The oak tree mentioned above works in a similar way – it is not only part of Kemhiri’s story about Anders Reuterswärd, but is also a symbol refering to George Bataille and his secret society Acéphale, Greek for headless, which Goldin and Senneby, not least in the meta crime-noir novel Headless from 2014, has compared with the facelessness of contemporary economics.

These artifacts are presumably there to make the viewer enter into the different levels of Goldin and Senneby’s narrative, but it remains unclear that these objects – with the exception of the oak tree, which is cleverly charged with layers of significance – are entangled enough in the real world to give the spectator a further understanding of how connections between material artifacts, ideologies, ideas, utterances and economical discourses constitute capitalist fiction.

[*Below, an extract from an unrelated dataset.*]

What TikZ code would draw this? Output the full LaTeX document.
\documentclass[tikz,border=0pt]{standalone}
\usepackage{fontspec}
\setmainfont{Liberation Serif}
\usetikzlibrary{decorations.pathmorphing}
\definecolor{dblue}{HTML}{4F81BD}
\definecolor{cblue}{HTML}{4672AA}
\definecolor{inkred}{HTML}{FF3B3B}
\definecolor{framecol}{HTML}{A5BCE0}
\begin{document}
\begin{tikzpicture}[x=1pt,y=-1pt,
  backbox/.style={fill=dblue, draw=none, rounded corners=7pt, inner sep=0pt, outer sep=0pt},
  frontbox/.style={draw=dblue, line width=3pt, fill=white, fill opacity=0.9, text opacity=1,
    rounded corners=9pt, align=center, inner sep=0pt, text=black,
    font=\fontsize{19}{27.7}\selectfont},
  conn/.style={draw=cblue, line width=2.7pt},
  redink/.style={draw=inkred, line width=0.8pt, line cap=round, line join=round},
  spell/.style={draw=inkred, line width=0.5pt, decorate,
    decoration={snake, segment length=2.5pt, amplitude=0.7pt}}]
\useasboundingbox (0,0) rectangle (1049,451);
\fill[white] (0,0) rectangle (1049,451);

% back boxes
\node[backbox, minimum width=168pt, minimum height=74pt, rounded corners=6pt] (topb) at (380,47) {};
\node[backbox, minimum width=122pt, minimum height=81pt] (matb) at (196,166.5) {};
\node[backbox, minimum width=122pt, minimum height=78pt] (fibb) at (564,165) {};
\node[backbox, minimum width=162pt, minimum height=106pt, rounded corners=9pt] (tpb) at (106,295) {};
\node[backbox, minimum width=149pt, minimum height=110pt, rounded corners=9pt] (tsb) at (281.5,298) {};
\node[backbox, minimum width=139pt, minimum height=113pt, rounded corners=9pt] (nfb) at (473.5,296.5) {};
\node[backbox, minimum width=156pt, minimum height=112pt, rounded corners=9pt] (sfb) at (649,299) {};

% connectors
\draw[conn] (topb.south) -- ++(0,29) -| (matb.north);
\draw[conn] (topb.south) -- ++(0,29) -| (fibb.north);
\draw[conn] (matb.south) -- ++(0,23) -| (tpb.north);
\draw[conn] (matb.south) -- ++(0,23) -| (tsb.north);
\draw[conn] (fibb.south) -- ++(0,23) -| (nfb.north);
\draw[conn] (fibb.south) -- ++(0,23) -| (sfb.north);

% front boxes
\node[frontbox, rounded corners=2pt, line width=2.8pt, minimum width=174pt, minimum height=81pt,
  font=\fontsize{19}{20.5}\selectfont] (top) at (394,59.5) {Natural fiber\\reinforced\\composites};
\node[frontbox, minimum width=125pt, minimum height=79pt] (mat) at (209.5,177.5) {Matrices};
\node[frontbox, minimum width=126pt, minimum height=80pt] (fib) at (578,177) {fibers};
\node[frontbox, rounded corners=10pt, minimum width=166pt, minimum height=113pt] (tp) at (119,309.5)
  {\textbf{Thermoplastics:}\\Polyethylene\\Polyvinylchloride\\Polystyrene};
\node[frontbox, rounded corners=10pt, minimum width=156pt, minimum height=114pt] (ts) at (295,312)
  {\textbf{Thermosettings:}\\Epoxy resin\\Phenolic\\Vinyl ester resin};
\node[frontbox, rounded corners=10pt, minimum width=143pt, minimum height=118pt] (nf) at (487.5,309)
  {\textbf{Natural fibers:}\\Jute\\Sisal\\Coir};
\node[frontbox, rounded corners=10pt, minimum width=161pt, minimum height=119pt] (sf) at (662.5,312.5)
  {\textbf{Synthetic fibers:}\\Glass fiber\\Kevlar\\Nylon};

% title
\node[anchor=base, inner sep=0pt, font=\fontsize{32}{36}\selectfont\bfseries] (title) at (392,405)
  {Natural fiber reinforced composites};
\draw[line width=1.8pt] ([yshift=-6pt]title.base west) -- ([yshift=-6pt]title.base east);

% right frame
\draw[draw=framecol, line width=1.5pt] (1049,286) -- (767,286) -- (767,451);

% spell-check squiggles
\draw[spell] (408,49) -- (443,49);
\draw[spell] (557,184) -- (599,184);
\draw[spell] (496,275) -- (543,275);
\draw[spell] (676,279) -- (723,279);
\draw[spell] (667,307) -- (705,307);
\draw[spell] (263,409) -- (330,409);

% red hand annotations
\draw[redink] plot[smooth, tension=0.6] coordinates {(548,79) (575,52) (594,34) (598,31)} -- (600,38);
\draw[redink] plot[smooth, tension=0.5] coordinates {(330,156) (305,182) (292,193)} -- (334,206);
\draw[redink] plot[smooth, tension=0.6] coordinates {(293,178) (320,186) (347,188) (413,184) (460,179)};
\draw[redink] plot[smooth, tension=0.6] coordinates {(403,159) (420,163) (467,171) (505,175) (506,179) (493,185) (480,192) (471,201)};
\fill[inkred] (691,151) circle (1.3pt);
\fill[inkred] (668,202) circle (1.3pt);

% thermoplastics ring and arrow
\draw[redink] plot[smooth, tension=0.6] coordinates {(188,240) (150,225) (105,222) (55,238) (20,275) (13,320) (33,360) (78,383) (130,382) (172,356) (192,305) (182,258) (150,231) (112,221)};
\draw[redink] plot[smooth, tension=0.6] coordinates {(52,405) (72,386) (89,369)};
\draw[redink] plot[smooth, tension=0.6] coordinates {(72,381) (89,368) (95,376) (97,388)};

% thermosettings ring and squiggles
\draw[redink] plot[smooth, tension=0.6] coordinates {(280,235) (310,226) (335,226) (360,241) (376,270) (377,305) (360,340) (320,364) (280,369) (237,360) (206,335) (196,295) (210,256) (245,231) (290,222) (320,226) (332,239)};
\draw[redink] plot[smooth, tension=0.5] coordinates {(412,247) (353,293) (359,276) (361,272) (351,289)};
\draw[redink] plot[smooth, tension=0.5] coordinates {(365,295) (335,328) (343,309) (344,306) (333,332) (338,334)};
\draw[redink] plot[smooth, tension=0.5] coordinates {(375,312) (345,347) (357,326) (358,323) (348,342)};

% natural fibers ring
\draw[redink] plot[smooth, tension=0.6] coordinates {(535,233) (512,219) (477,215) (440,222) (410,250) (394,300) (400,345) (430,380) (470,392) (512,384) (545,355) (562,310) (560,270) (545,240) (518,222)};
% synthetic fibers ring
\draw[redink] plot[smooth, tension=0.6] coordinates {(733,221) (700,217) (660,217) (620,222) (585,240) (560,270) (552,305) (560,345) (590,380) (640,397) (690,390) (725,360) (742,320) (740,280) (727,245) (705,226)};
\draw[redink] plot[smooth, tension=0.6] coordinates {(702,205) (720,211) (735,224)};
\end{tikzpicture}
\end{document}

In his text “Image, raison, déraison,” Roland Barthes reflects on the scientific posters of Diderot’s 18th century Encyclopédie. He remarks that the posters depict objects, machines, tools and landscapes as if they were set apart from their context in the real world and placed in an Utopian totality where everything is under the control of Man. A separation that is not free from uncanny undertones, where the objects themselves seem to necessarily escape the restrained world they are set to inhabit. This type of “déraison,” the uncanny will of objects to refuse categorization, is unfortunately – even though it occasionally occurs –  what is somewhat too rare in Goldin and Senneby’s work: their narratives, objects, histories, and concepts often don’t seem show any tendencies of escaping the fiction created for them. They, as well as the spectator, are expected to take part in a game – one that deals with important narratives of magic and markets in a post-industrial society, the capitalization of land and the accessibility of contemporary art, but unfortunately ultimately close in on themselves.